Every environmental problem I can think of is somehow related to the food industry. It is my belief that the way food is produced and regarded in this country must change. Eventually, I want to take matters into my own hands by farming. Until I can, I keep a modest vegetable plot and try to be thoughtful about what food I buy and eat. It is my obligation and pleasure to do so, because where I distribute my money is significant, and when I spend it honorably I usually end up eating delicious food.
My effort to be aware of my role in the food chain and in the larger environment is just part of an effort to be conscientious in general. It is right to think deeply about everything one does, to question one’s motives towards others and oneself. We are special animals because we are thoughtful. Society’s disconnect from the environment is matched by a disconnect between people. Why should we commune with the natural world if we do not commune with each other? It is important to minimalize waste. It is equally as important to take off your iPod and put away your cell phone once in a while. Though it is a rarity to get a smile returned from a stranger, it is worthwhile to give one out in the first place.
It is foolish to believe that we can mend our relationship with nature before we mend ourselves and our relationships with those directly around us. The first step is to accept and love ourselves.

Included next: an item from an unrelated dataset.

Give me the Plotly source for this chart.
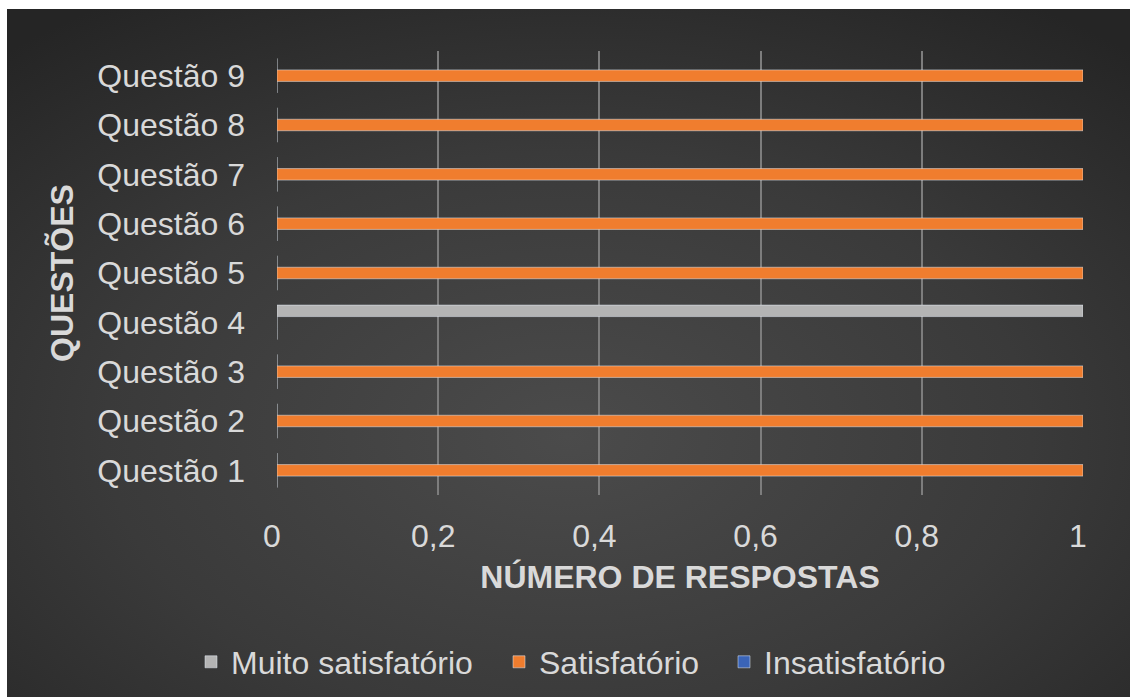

From there, we love each other, thoughtfully build communities, and find that the natural world cannot come second, because it is part of us and we are part of it.
My hope is that I will be able to honor every seed of inspiration that has contributed to my growth, from the little, untamed plot in Esparto to the monstrous garden of ambition, pessimism, and joy that I am now. I want to accept myself, have the energy and optimism to smile at every stranger, work the land, love my family, friends, and community, and take care of the natural world as best I can. The specifics are negotiable.